The blueberry aphid, Ericaphis fimbriata or Ericaphis scammelli, is most likely of North American origin and was probably introduced into Europe with plant material. It feeds on blueberries and is a vector of blueberry scorch virus.
Life cycle and appearance of Blueberry aphid
Aphids have a complex life cycle, with both winged and wingless forms of adults and a great variety in colour. In greenhouses, reproduction takes place by parthenogenesis, with unfertilized viviparous females continuing to produce new generations of females. Aphids moult four times before reaching adulthood. With each moult they shed white skin, betraying their presence in the crop.
Wingless females of the blueberry aphid are pale yellow-green. The siphunculi are long and straight.

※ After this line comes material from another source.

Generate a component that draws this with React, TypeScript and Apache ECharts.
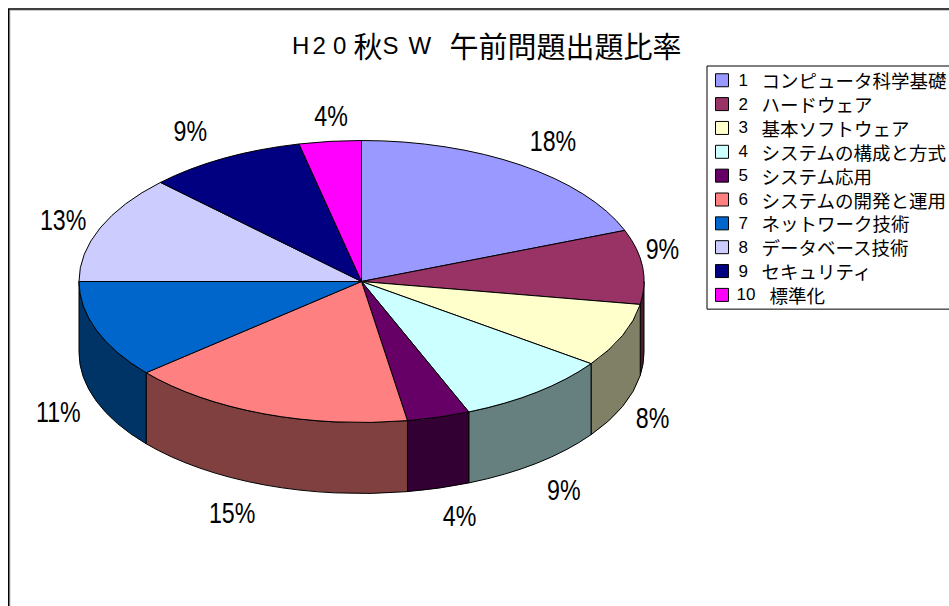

Blueberry aphids overwinter as eggs on blueberry bushes. The fundatrices (founding mothers) emerging from the eggs produce wingless and winged parthenogenic females which then continue to produce females. The aphids are mainly found on young shoots. Peak aphid densities are reached in June and July. Sexual adults are produced in September and October and the sexual females lay eggs on blueberry bushes for overwintering.
Blueberry aphids live in dense colonies on young shoots of blueberry bushes and produce large amounts of sticky honeydew. The aphids spread blueberry scorch virus. This virus disease can cause severe yield loss.